A Layer of Neurons
Put several neurons side by side, all reading the same inputs — that's a layer.
Each neuron has its own row of weights, so its output is its row dotted with the input. Stack
those rows and the whole layer is one
matrix–vector
product:
\vec{z} = W\vec{x} + \vec{b}, \qquad \vec{a} = \sigma(\vec{z}).
The weight matrix W has one row per neuron and one
column per input. So everything you learned about a matrix acting on a vector is exactly
what a neural-network layer does — the abstract maths and the practical model are the same object.
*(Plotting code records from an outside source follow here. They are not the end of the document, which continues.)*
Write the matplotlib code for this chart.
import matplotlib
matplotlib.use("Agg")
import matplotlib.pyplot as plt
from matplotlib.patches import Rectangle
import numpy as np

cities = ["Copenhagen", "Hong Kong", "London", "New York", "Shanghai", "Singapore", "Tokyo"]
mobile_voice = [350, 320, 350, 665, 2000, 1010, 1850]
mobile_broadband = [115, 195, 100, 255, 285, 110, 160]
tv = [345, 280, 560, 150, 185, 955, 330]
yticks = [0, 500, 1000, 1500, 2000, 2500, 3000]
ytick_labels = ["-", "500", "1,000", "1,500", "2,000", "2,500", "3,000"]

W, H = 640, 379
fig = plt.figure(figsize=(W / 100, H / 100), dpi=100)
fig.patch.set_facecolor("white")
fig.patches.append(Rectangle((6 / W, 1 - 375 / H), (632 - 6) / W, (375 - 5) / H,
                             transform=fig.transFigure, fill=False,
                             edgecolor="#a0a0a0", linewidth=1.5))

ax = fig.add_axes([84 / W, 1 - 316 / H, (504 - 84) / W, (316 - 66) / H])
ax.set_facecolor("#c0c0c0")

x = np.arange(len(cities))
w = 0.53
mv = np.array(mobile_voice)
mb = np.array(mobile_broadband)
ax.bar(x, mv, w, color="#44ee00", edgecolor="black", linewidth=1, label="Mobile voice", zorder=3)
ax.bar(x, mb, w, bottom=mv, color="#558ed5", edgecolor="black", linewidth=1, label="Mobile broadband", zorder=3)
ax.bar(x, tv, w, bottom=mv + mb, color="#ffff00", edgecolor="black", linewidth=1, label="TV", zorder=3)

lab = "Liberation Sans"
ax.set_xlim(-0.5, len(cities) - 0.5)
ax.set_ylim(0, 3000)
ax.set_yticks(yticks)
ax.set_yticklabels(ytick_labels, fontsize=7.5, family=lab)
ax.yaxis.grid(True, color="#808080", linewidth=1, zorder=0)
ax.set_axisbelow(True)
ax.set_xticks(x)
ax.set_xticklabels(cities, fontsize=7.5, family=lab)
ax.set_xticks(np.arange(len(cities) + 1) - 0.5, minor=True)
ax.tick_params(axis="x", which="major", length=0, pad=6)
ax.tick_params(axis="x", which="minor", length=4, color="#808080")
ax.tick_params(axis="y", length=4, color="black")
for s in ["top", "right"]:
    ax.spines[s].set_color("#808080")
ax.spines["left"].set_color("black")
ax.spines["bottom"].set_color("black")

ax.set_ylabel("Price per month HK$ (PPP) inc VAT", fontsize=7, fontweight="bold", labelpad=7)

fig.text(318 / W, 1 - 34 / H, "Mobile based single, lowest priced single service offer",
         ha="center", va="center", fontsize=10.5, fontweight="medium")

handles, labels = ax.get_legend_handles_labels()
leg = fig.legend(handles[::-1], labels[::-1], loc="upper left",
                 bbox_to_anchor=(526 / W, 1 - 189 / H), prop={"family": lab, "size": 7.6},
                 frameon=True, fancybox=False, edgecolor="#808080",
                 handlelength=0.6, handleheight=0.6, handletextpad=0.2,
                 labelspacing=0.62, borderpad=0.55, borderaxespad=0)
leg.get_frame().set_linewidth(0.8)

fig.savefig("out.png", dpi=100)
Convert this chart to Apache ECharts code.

Each output is a row · input
Three inputs feed a layer of two neurons. Pick an output neuron and its connections light up: its
value is that row of W dotted with the input vector, plus a bias. Two
neurons, two dot products — and together they are precisely W\vec{x} + \vec{b}.
Why phrase it as a matrix
Because computers are devastatingly fast at matrix multiplication — it's exactly what GPUs are
built for. Writing a layer as W\vec{x} means a whole layer of
thousands of neurons runs as a single, blisteringly fast operation, and a whole batch of
inputs becomes one
matrix–matrix
multiply. Linear algebra isn't just the notation for neural networks; it's the
reason they're fast enough to be useful.